Golang's approach to arrays and pointer arithmetic seems basically sound, but it seems like it would work better if you could hoist array bounds checks in more cases.
So what's the simplest compiler for a reasonably complete language along these lines? We can dispense with Schemeish simplifications that simplify the language at the cost of complicating the compiler: automatic closure of free variables, automatic tail-call detection, and call-with-current-continuation. OCaml further dispenses with polymorphic arithmetic and implicit arithmetic type conversion, showing that this is practical. Scheme and Forth dispense with syntax above the level of tokens, showing that this is practical. If you're going to have ML-style variant constructors, you can dispense with conditional statements, but you still need loops if you're not going to do automatic tail-call detection; and you still need a stack if you're going to support recursion that isn't tail-recursion. (And not supporting recursion seems to me to go beyond just "not complicating the compiler" into "turning implementation shortcuts into subtle bugs".)
So you need functions, arithmetic, recursion, pattern-matching (with iteration), type declarations, (mutable) pointers, and perhaps variables; and you probably also need arrays, even if you don't use them much, so you need array indexing; loops; assignments; and sequences of statements.
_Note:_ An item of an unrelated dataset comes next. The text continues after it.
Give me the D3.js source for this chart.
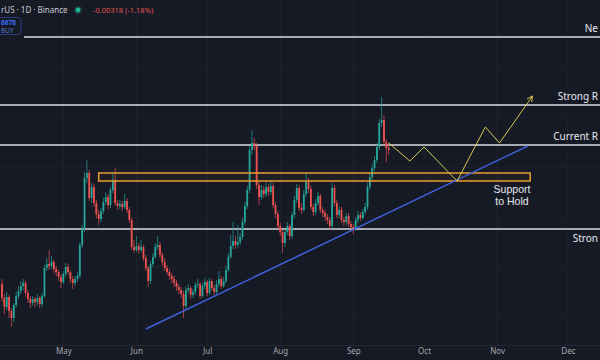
<!DOCTYPE html>
<html><head><meta charset="utf-8">
<script src="https://cdn.jsdelivr.net/npm/d3@7"></script>
<style>html,body{margin:0;padding:0;background:#161a25;overflow:hidden}svg{display:block}</style>
</head><body><svg id="c" width="600" height="360"></svg>
<script>
const startDate = "2025-04-05";
const opens = [
0.133,0.119,0.110,0.120,0.106,0.099,0.112,0.121,0.126,0.131,0.134,0.124,0.118,0.114,0.118,
0.115,0.119,0.113,0.121,0.149,0.153,0.151,0.155,0.148,0.145,0.140,0.135,0.143,0.150,0.145,
0.138,0.134,0.138,0.141,0.172,0.188,0.239,0.244,0.219,0.230,0.214,0.203,0.198,0.206,0.215,
0.220,0.212,0.227,0.237,0.214,0.211,0.213,0.210,0.216,0.207,0.197,0.170,0.167,0.171,0.167,
0.170,0.159,0.149,0.136,0.153,0.160,0.170,0.172,0.162,0.155,0.149,0.145,0.141,0.138,0.134,
0.130,0.127,0.123,0.111,0.127,0.129,0.122,0.125,0.132,0.133,0.121,0.131,0.135,0.124,0.136,
0.129,0.125,0.133,0.138,0.131,0.136,0.147,0.160,0.171,0.176,0.172,0.175,0.180,0.195,0.211,
0.227,0.267,0.274,0.271,0.232,0.220,0.227,0.223,0.230,0.225,0.231,0.212,0.203,0.191,0.185,
0.174,0.185,0.191,0.181,0.202,0.217,0.229,0.209,0.207,0.223,0.235,0.228,0.210,0.205,0.214,
0.221,0.207,0.204,0.200,0.197,0.191,0.229,0.214,0.202,0.207,0.197,0.195,0.201,0.193,0.190,
0.189,0.197,0.202,0.199,0.205,0.210,0.230,0.240,0.249,0.257,0.270,0.294,0.297,0.275,0.269];
const highs = [
0.138,0.123,0.125,0.122,0.109,0.114,0.125,0.131,0.136,0.138,0.136,0.127,0.121,0.121,0.120,
0.123,0.121,0.124,0.152,0.159,0.167,0.161,0.157,0.151,0.147,0.143,0.146,0.154,0.153,0.147,
0.141,0.141,0.145,0.175,0.192,0.245,0.257,0.247,0.234,0.233,0.217,0.207,0.209,0.219,0.225,
0.223,0.230,0.243,0.249,0.217,0.217,0.216,0.223,0.219,0.210,0.199,0.177,0.181,0.174,0.177,
0.172,0.162,0.151,0.156,0.164,0.174,0.181,0.175,0.165,0.159,0.152,0.148,0.144,0.141,0.137,
0.133,0.130,0.126,0.130,0.133,0.131,0.128,0.135,0.138,0.135,0.134,0.139,0.137,0.139,0.138,
0.132,0.137,0.146,0.141,0.140,0.151,0.164,0.182,0.195,0.181,0.192,0.184,0.199,0.215,0.231,
0.271,0.287,0.279,0.274,0.235,0.232,0.231,0.234,0.233,0.237,0.234,0.215,0.206,0.194,0.188,
0.188,0.195,0.193,0.205,0.221,0.233,0.232,0.214,0.227,0.244,0.239,0.231,0.213,0.218,0.225,
0.223,0.210,0.207,0.203,0.200,0.234,0.232,0.217,0.211,0.210,0.200,0.204,0.204,0.196,0.193,
0.200,0.206,0.205,0.208,0.214,0.234,0.244,0.253,0.261,0.274,0.298,0.320,0.302,0.278,0.274];
const lows = [
0.115,0.103,0.107,0.099,0.090,0.095,0.109,0.118,0.123,0.127,0.120,0.114,0.109,0.111,0.110,
0.112,0.109,0.110,0.119,0.146,0.147,0.148,0.144,0.141,0.136,0.129,0.133,0.140,0.142,0.134,
0.128,0.131,0.135,0.139,0.169,0.185,0.234,0.216,0.214,0.210,0.199,0.192,0.195,0.203,0.212,
0.208,0.209,0.224,0.211,0.207,0.208,0.206,0.208,0.204,0.194,0.167,0.164,0.165,0.163,0.165,
0.156,0.146,0.130,0.133,0.150,0.158,0.167,0.159,0.151,0.146,0.142,0.137,0.134,0.130,0.126,
0.123,0.119,0.099,0.108,0.124,0.118,0.119,0.122,0.129,0.118,0.119,0.128,0.121,0.122,0.126,
0.121,0.123,0.130,0.128,0.129,0.134,0.145,0.158,0.168,0.168,0.169,0.172,0.177,0.192,0.208,
0.224,0.262,0.267,0.228,0.212,0.217,0.219,0.220,0.221,0.222,0.209,0.199,0.188,0.181,0.164,
0.170,0.182,0.177,0.178,0.199,0.214,0.206,0.203,0.205,0.220,0.224,0.207,0.201,0.202,0.211,
0.204,0.200,0.196,0.193,0.187,0.188,0.211,0.199,0.199,0.194,0.191,0.192,0.190,0.186,0.183,
0.186,0.194,0.196,0.197,0.202,0.207,0.227,0.237,0.246,0.254,0.267,0.290,0.272,0.255,0.262];
const closes = [
0.119,0.110,0.120,0.106,0.099,0.112,0.121,0.126,0.131,0.134,0.124,0.118,0.114,0.118,0.115,
0.119,0.113,0.121,0.149,0.153,0.151,0.155,0.148,0.145,0.140,0.135,0.143,0.150,0.145,0.138,
0.134,0.138,0.141,0.172,0.188,0.239,0.244,0.219,0.230,0.214,0.203,0.198,0.206,0.215,0.220,
0.212,0.227,0.237,0.214,0.211,0.213,0.210,0.216,0.207,0.197,0.170,0.167,0.171,0.167,0.170,
0.159,0.149,0.136,0.153,0.160,0.170,0.172,0.162,0.155,0.149,0.145,0.141,0.138,0.134,0.130,
0.127,0.123,0.111,0.127,0.129,0.122,0.125,0.132,0.133,0.121,0.131,0.135,0.124,0.136,0.129,
0.125,0.133,0.138,0.131,0.136,0.147,0.160,0.171,0.176,0.172,0.175,0.180,0.195,0.211,0.227,
0.267,0.274,0.271,0.232,0.220,0.227,0.223,0.230,0.225,0.231,0.212,0.203,0.191,0.185,0.174,
0.185,0.191,0.181,0.202,0.217,0.229,0.209,0.207,0.223,0.235,0.228,0.210,0.205,0.214,0.221,
0.207,0.204,0.200,0.197,0.191,0.229,0.214,0.202,0.207,0.197,0.195,0.201,0.193,0.190,0.189,
0.197,0.202,0.199,0.205,0.210,0.230,0.240,0.249,0.257,0.270,0.294,0.297,0.275,0.269,0.267];

const monthTicks = ["2025-05-01","2025-06-01","2025-07-01","2025-08-01","2025-09-01","2025-10-01","2025-11-01","2025-12-01"];
const levelNames = ["Ne","Strong R","Current R","Stron"];
const levelPrices = [0.380, 0.312, 0.272, 0.188];
const zoneDates = ["2025-05-16","2025-11-15"];
const zonePrices = [0.236, 0.244];
const zoneLabel = ["Support","to Hold"];
const trendDates = ["2025-06-05","2025-11-14"];
const trendPrices = [0.088, 0.271];
const pathDates = ["2025-09-16","2025-09-25","2025-10-01","2025-10-15","2025-10-27","2025-11-02","2025-11-16"];
const pathPrices = [0.274, 0.256, 0.270, 0.236, 0.290, 0.274, 0.321];
const gridPrices = [0.10,0.15,0.20,0.25,0.30,0.35];
const headerTitle = "rUS · 1D · Binance";
const headerChange = "-0.00318 (-1.18%)";
const badgeTop = "6678", badgeBottom = "BUY";

const P = d => d3.utcParse("%Y-%m-%d")(d);
const t0 = P(startDate);
const dates = closes.map((_, i) => d3.utcDay.offset(t0, i));
const candles = dates.map((d, i) => ({d, o: opens[i], h: highs[i], l: lows[i], c: closes[i]}));

const svg = d3.select("#c");
const W = 600, H = 360, plotBottom = 345;
const x = d3.scaleUtc().domain([t0, P("2025-12-01")]).range([2, 567.9]);
const y = d3.scaleLinear().domain([0.057, 0.417]).range([360, 0]);

svg.append("rect").attr("width", W).attr("height", H).attr("fill", "#161a25");
svg.append("defs").append("clipPath").attr("id","pc").append("rect").attr("width", W).attr("height", plotBottom);
const g = svg.append("g").attr("clip-path","url(#pc)");

// grid
g.selectAll(".vg").data(monthTicks).join("line")
  .attr("x1", d => x(P(d))).attr("x2", d => x(P(d))).attr("y1", 0).attr("y2", plotBottom)
  .attr("stroke", "#1f2331").attr("stroke-width", 1);
g.selectAll(".hg").data(gridPrices).join("line")
  .attr("x1", 0).attr("x2", W).attr("y1", d => Math.round(y(d)) + 0.5).attr("y2", d => Math.round(y(d)) + 0.5)
  .attr("stroke", "#1c202c").attr("stroke-width", 1);

// level lines
g.selectAll(".lv").data(levelPrices).join("line")
  .attr("x1", (d, i) => i === 0 ? 24 : 0).attr("x2", W)
  .attr("y1", d => y(d)).attr("y2", d => y(d))
  .attr("stroke", "#d9dce4").attr("stroke-width", 1.5);

// candles
const green = "#26a69a", red = "#ef5350";
const cg = g.append("g");
cg.selectAll(".wk").data(candles).join("line")
  .attr("x1", d => x(d.d)).attr("x2", d => x(d.d))
  .attr("y1", d => y(d.h)).attr("y2", d => y(d.l))
  .attr("stroke", d => d.c >= d.o ? green : red).attr("stroke-width", 0.8).attr("opacity", 0.85);
cg.selectAll(".bd").data(candles).join("rect")
  .attr("x", d => x(d.d) - 0.9).attr("width", 1.8)
  .attr("y", d => y(Math.max(d.o, d.c)))
  .attr("height", d => Math.max(0.8, Math.abs(y(d.o) - y(d.c))))
  .attr("fill", d => d.c >= d.o ? green : red);

// support zone
g.append("rect")
  .attr("x", x(P(zoneDates[0]))).attr("width", x(P(zoneDates[1])) - x(P(zoneDates[0])))
  .attr("y", y(zonePrices[1])).attr("height", y(zonePrices[0]) - y(zonePrices[1]))
  .attr("fill", "rgba(240,160,50,0.04)").attr("stroke", "#eb9f33").attr("stroke-width", 1.5);

// trendline
g.append("line")
  .attr("x1", x(P(trendDates[0]))).attr("y1", y(trendPrices[0]))
  .attr("x2", x(P(trendDates[1]))).attr("y2", y(trendPrices[1]))
  .attr("stroke", "#4060dd").attr("stroke-width", 1.5);

// projection path
const defs = svg.select("defs");
defs.append("marker").attr("id","ah").attr("viewBox","0 0 10 10").attr("refX",9).attr("refY",5)
  .attr("markerWidth",7).attr("markerHeight",7).attr("orient","auto-start-reverse")
  .append("path").attr("d","M1,1 L9,5 L1,9").attr("fill","none").attr("stroke","#d8c950").attr("stroke-width",1.3);
g.append("path")
  .datum(pathDates.map((d, i) => [x(P(d)), y(pathPrices[i])]))
  .attr("d", d3.line()).attr("fill","none").attr("stroke","#d8c950").attr("stroke-width",1)
  .attr("marker-end","url(#ah)");

// level labels (right-aligned at the edge as seen)
const font = "'Noto Sans', 'DejaVu Sans', sans-serif";
const font2 = "'Liberation Sans', Arial, sans-serif";
const labelDy = [-5, -5, -5, 13];
g.selectAll(".lt").data(levelNames).join("text")
  .attr("x", 598).attr("text-anchor", "end")
  .attr("y", (d, i) => y(levelPrices[i]) + labelDy[i])
  .attr("fill", "#e6e8ee").attr("font-family", font).attr("font-size", 10).text(d => d);
g.selectAll(".zt").data(zoneLabel).join("text")
  .attr("text-anchor","middle").attr("fill","#e6e8ee")
  .attr("font-family", font2).attr("font-size", 10.5)
  .attr("x", 512).attr("y", (d, i) => y(zonePrices[0]) + 12 + i * 12).text(d => d);

// time axis
svg.append("line").attr("x1",0).attr("x2",W).attr("y1",plotBottom+0.5).attr("y2",plotBottom+0.5).attr("stroke","#232734");
const ax = svg.append("g").attr("transform", `translate(0,${plotBottom})`)
  .call(d3.axisBottom(x).tickValues(monthTicks.map(P)).tickFormat(d3.utcFormat("%b")).tickSize(0).tickPadding(3));
ax.select(".domain").remove();
ax.selectAll("text").attr("fill","#a3a6af").attr("font-family", font).attr("font-size", 8);

// header
svg.append("text").attr("x", 1).attr("y", 13).attr("fill","#c9ccd4").attr("font-family", font).attr("font-size", 8).text(headerTitle);
svg.append("circle").attr("cx", 78).attr("cy", 10).attr("r", 4).attr("fill","rgba(38,166,154,0.25)");
svg.append("circle").attr("cx", 78).attr("cy", 10).attr("r", 2.4).attr("fill","#22b591");
svg.append("text").attr("x", 93).attr("y", 13).attr("fill","#e0524f").attr("font-family", font).attr("font-size", 7.5).text(headerChange);
svg.append("rect").attr("x", -4).attr("y", 17.5).attr("width", 25).attr("height", 17).attr("rx", 2.5)
  .attr("fill","#161a25").attr("stroke","#2b3a7a").attr("stroke-width",1);
svg.append("text").attr("x", 1).attr("y", 25).attr("fill","#3d6bff").attr("font-family", font).attr("font-size", 6.5).attr("font-weight","bold").text(badgeTop);
svg.append("text").attr("x", 1).attr("y", 32.5).attr("fill","#5a7ad8").attr("font-family", font).attr("font-size", 6.5).text(badgeBottom);
</script></body></html>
The simplest way to get loops, other than tail recursion, is to have a pattern-matching construct that repeats unless you break out of it. For example:
while (listnode) {
case Cons(a, b) ->
    listnode := b;
    total_weight += weight(a);
case Nil -> break;
}
Not sure that really compares well with C:
for (; listnode; listnode = listnode->next) {
    total_weight += weight(listnode->item);
}
Hygienic macros — i.e. rewrite rules — may be a convenient way to implement a fairly rich compiler fairly quickly.